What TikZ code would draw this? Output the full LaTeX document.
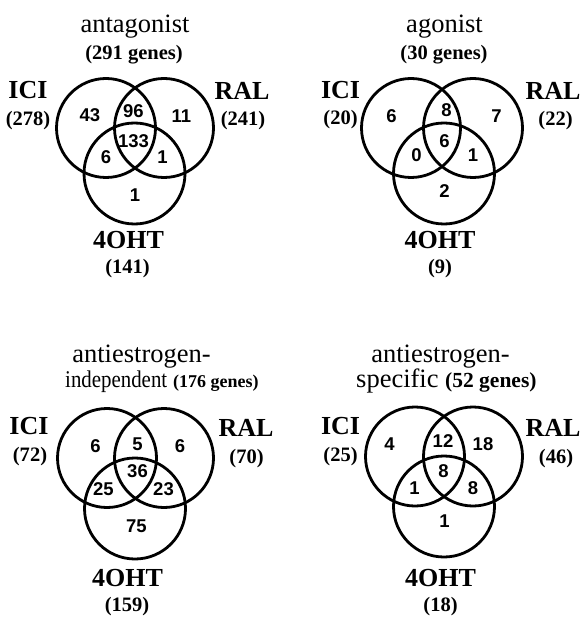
\documentclass[tikz,border=0pt]{standalone}
\usepackage{fontspec}
\setmainfont{Liberation Serif}
\newfontfamily\numfont{Liberation Sans}
\tikzset{
  venn/.style={draw=black, line width=2.8pt},
  ttl/.style={inner sep=0pt, anchor=base, font=\fontsize{26.5}{28}\selectfont},
  sub/.style={inner sep=0pt, anchor=base, font=\bfseries\fontsize{20.5}{22}\selectfont},
  setname/.style={inner sep=0pt, anchor=base, font=\bfseries\fontsize{26}{28}\selectfont},
  cnt/.style={inner sep=0pt, anchor=base, font=\bfseries\fontsize{20.5}{22}\selectfont},
  num/.style={inner sep=0pt, anchor=center, font=\numfont\bfseries\fontsize{18.5}{19}\selectfont}
}
\begin{document}
\begin{tikzpicture}[x=1pt,y=-1pt]
\useasboundingbox (0,0) rectangle (586,617);
% ---------- Panel 1: antagonist ----------
\node[venn, circle, minimum size=99pt, inner sep=0pt] (a1) at (106,128) {};
\node[venn, circle, minimum size=99pt, inner sep=0pt] (a2) at (164,128) {};
\node[venn, circle, minimum size=101pt, inner sep=0pt] (a3) at (134.5,173.5) {};
\node[ttl] (at) at (135,33) {antagonist};
\node[sub] (as) at (134,60) {(291 genes)};
\node[setname] (ai) at (28,99) {ICI};
\node[cnt] (aic) at (28,126) {(278)};
\node[setname] (ar) at (242,100) {RAL};
\node[cnt] (arc) at (243,126) {(241)};
\node[setname] (ao) at (128.5,248) {4OHT};
\node[cnt] (aoc) at (127.5,273) {(141)};
\node[num] (an1) at (90,115.5) {43};
\node[num] (an2) at (133.5,111.5) {96};
\node[num] (an3) at (181.5,116.5) {11};
\node[num] (an4) at (133.5,141.5) {133};
\node[num] (an5) at (106,157) {6};
\node[num] (an6) at (162.5,157) {1};
\node[num] (an7) at (135,195) {1};
% ---------- Panel 2: agonist ----------
\node[venn, circle, minimum size=99pt, inner sep=0pt] (b1) at (411,128) {};
\node[venn, circle, minimum size=99pt, inner sep=0pt] (b2) at (473,128) {};
\node[venn, circle, minimum size=101pt, inner sep=0pt] (b3) at (444,173.5) {};
\node[ttl] (bt) at (444.5,33) {agonist};
\node[sub] (bs) at (444,60) {(30 genes)};
\node[setname] (bi) at (340.5,99) {ICI};
\node[cnt] (bic) at (340.5,125) {(20)};
\node[setname] (br) at (553,100) {RAL};
\node[cnt] (brc) at (555.5,126) {(22)};
\node[setname] (bo) at (440,248) {4OHT};
\node[cnt] (boc) at (440,273) {(9)};
\node[num] (bn1) at (391.5,116.5) {6};
\node[num] (bn2) at (446.5,110) {8};
\node[num] (bn3) at (496.5,116.5) {7};
\node[num] (bn4) at (444.5,141.5) {6};
\node[num] (bn5) at (416.5,155) {0};
\node[num] (bn6) at (473,155) {1};
\node[num] (bn7) at (444.5,191.5) {2};
% ---------- Panel 3: antiestrogen-independent ----------
\node[venn, circle, minimum size=99pt, inner sep=0pt] (c1) at (107,458) {};
\node[venn, circle, minimum size=99pt, inner sep=0pt] (c2) at (164,458) {};
\node[venn, circle, minimum size=101pt, inner sep=0pt] (c3) at (135,508.5) {};
\node[ttl] (ct) at (141.5,362.5) {antiestrogen-};
\node[ttl, anchor=base west] (ct2) at (65,387.5) {\fontsize{24}{26}\selectfont\scalebox{0.87}[1]{independent} \textbf{\fontsize{18}{20}\selectfont(176 genes)}};
\node[setname] (ci) at (29,434.5) {ICI};
\node[cnt] (cic) at (30,461) {(72)};
\node[setname] (cr) at (246,436) {RAL};
\node[cnt] (crc) at (246.5,463) {(70)};
\node[setname] (co) at (127.5,586) {4OHT};
\node[cnt] (coc) at (127,611) {(159)};
\node[num] (cn1) at (95.5,446) {6};
\node[num] (cn2) at (137.5,444.5) {5};
\node[num] (cn3) at (180,446) {6};
\node[num] (cn4) at (137.5,471) {36};
\node[num] (cn5) at (103.5,489) {25};
\node[num] (cn6) at (163.5,489) {23};
\node[num] (cn7) at (136.5,526) {75};
% ---------- Panel 4: antiestrogen-specific ----------
\node[venn, circle, minimum size=99pt, inner sep=0pt] (d1) at (415,456.5) {};
\node[venn, circle, minimum size=99pt, inner sep=0pt] (d2) at (473,456.5) {};
\node[venn, circle, minimum size=101pt, inner sep=0pt] (d3) at (444,506.5) {};
\node[ttl] (dt) at (440.5,362.5) {antiestrogen-};
\node[ttl, anchor=base west] (dt2) at (356,387.5) {\fontsize{26.5}{28}\selectfont specific \textbf{\fontsize{21.5}{23}\selectfont(52 genes)}};
\node[setname] (di) at (340.5,434.5) {ICI};
\node[cnt] (dic) at (340.5,461) {(25)};
\node[setname] (dr) at (553,436) {RAL};
\node[cnt] (drc) at (556,463) {(46)};
\node[setname] (do) at (440.5,586) {4OHT};
\node[cnt] (doc) at (440.5,611) {(18)};
\node[num] (dn1) at (389.5,444.5) {4};
\node[num] (dn2) at (443,441) {12};
\node[num] (dn3) at (483,444.5) {18};
\node[num] (dn4) at (443.5,471) {8};
\node[num] (dn5) at (414.5,488) {1};
\node[num] (dn6) at (473,488) {8};
\node[num] (dn7) at (444.5,521) {1};
\end{tikzpicture}
\end{document}
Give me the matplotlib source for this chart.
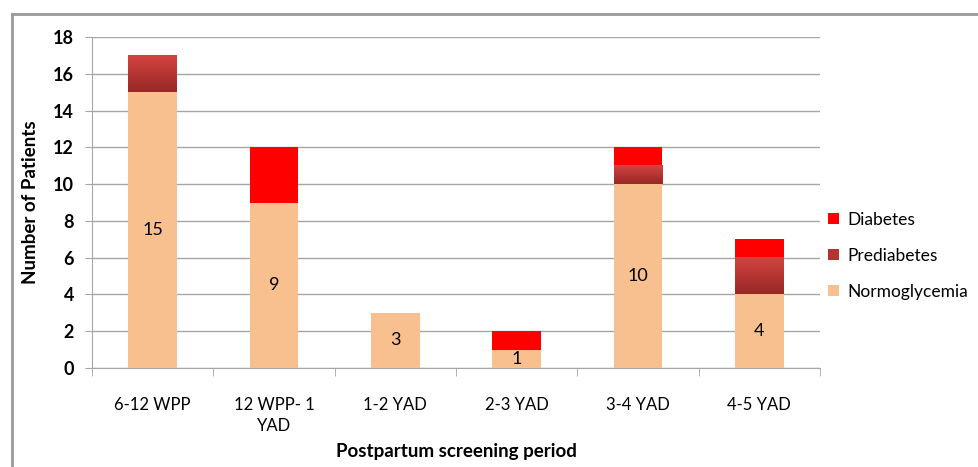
import matplotlib
matplotlib.use("Agg")
import matplotlib.pyplot as plt
import numpy as np
from matplotlib.lines import Line2D
from matplotlib.patches import Patch
from matplotlib.colors import LinearSegmentedColormap

categories = ["6-12 WPP", "12 WPP- 1\nYAD", "1-2 YAD", "2-3 YAD", "3-4 YAD", "4-5 YAD"]
normoglycemia = [15, 9, 3, 1, 10, 4]
prediabetes = [2, 0, 0, 0, 1, 2]
diabetes = [0, 3, 0, 1, 1, 1]
yticks = [0, 2, 4, 6, 8, 10, 12, 14, 16, 18]

plt.rcParams['font.family'] = ['Lato', 'DejaVu Sans']

fig = plt.figure(figsize=(9.79, 4.67), dpi=100)
ax = fig.add_axes([92/979, 1-368/467, (820-92)/979, (368-37)/467])

x = np.arange(len(categories))
w = 0.4
c_norm = '#F9C08F'
c_pre = '#B83232'
c_dia = '#FF0000'

b1 = ax.bar(x, normoglycemia, w, color=c_norm, zorder=3)
bottom2 = np.array(normoglycemia)
b2 = ax.bar(x, prediabetes, w, bottom=bottom2, color=c_pre, zorder=3)
bottom3 = bottom2 + np.array(prediabetes)
b3 = ax.bar(x, diabetes, w, bottom=bottom3, color=c_dia, zorder=3)

# gradient on prediabetes segments: darker at bottom, lighter at top
grad = np.linspace(0, 1, 64).reshape(-1, 1)
cmap = LinearSegmentedColormap.from_list('pre', ['#982827', '#D3433F'])
for p in b2:
    if p.get_height() > 0:
        x0, y0 = p.get_x(), p.get_y()
        ww, hh = p.get_width(), p.get_height()
        ax.imshow(grad, cmap=cmap, aspect='auto', extent=(x0, x0+ww, y0, y0+hh),
                  zorder=3.5, origin='lower')

for i, v in enumerate(normoglycemia):
    ax.text(x[i], v/2, str(v), ha='center', va='center', fontsize=13, zorder=5)

ax.set_xlim(-0.5, len(categories)-0.5)
ax.set_ylim(0, 18)
ax.set_yticks(yticks)
ax.set_yticklabels([str(t) for t in yticks], fontsize=13, fontweight='bold')
ax.yaxis.grid(True, color='#A6A6A6', linewidth=1, zorder=0)
ax.set_axisbelow(True)

ax.set_xticks(x)
ax.set_xticklabels(categories, fontsize=12, linespacing=1.4)
ax.tick_params(axis='x', length=0, pad=21)
ax.set_xticks(np.arange(len(categories)+1) - 0.5, minor=True)
ax.tick_params(axis='x', which='minor', length=6, color='#A6A6A6', direction='out')
ax.tick_params(axis='y', length=5, color='#A6A6A6', pad=8)

for s in ['top', 'right']:
    ax.spines[s].set_visible(False)
ax.spines['left'].set_color('#A6A6A6')
ax.spines['bottom'].set_color('#A6A6A6')

ax.set_ylabel('Number of Patients', fontsize=13.5, fontweight='bold', labelpad=10)
ax.set_xlabel('Postpartum screening period', fontsize=13.5, fontweight='bold', labelpad=6)

handles = [Patch(facecolor=c_dia), Patch(facecolor=c_pre), Patch(facecolor=c_norm)]
fig.legend(handles, ['Diabetes', 'Prediabetes', 'Normoglycemia'],
           loc='center left', bbox_to_anchor=(825/979, 1-256/467), frameon=False,
           fontsize=12.5, handlelength=0.6, handleheight=0.6, handletextpad=0.5,
           labelspacing=1.15, borderaxespad=0, borderpad=0.2)

# outer chart border
fig.add_artist(Line2D([12/979, 1], [1-14/467, 1-14/467], color='#999999', linewidth=2,
                      transform=fig.transFigure))
fig.add_artist(Line2D([12/979, 12/979], [0, 1-14/467], color='#999999', linewidth=2,
                      transform=fig.transFigure))

fig.savefig('out.png', dpi=100)
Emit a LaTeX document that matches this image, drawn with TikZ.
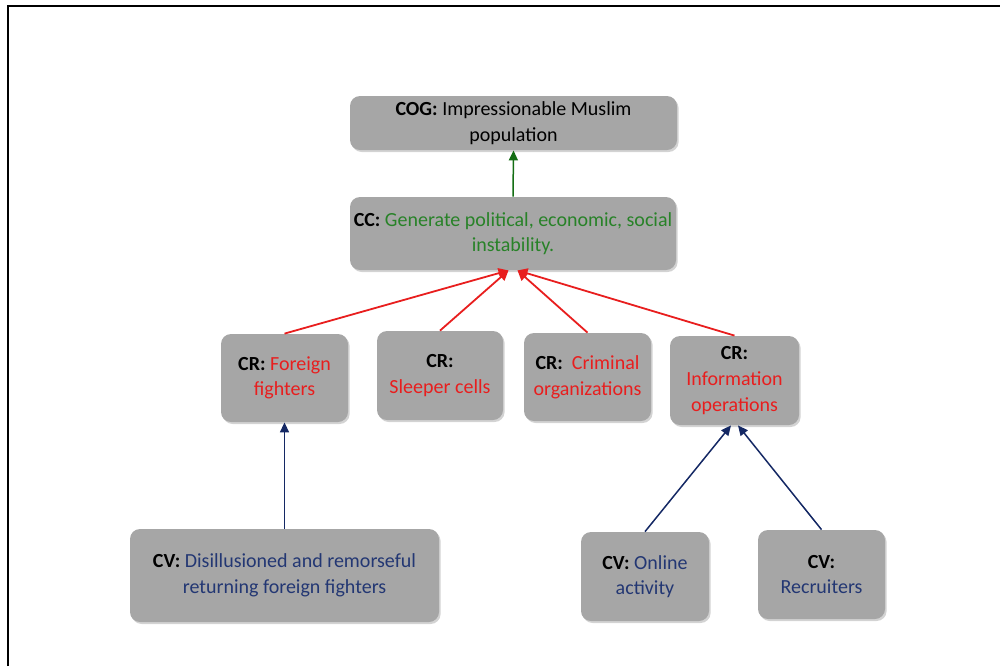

» **Given exercise**: Extract the part of the records that opens with the line containing "Give me the matplotlib source for this chart." and closes with the line containing "plt.rcParams['font.family'] = ['Lato', 'DejaVu". Take only those lines, exactly, and no pictures.

» **Solution to this exercise**:
Give me the matplotlib source for this chart.
import matplotlib
matplotlib.use("Agg")
import matplotlib.pyplot as plt
import numpy as np
from matplotlib.lines import Line2D
from matplotlib.patches import Patch
from matplotlib.colors import LinearSegmentedColormap

categories = ["6-12 WPP", "12 WPP- 1\nYAD", "1-2 YAD", "2-3 YAD", "3-4 YAD", "4-5 YAD"]
normoglycemia = [15, 9, 3, 1, 10, 4]
prediabetes = [2, 0, 0, 0, 1, 2]
diabetes = [0, 3, 0, 1, 1, 1]
yticks = [0, 2, 4, 6, 8, 10, 12, 14, 16, 18]

plt.rcParams['font.family'] = ['Lato', 'DejaVu Sans']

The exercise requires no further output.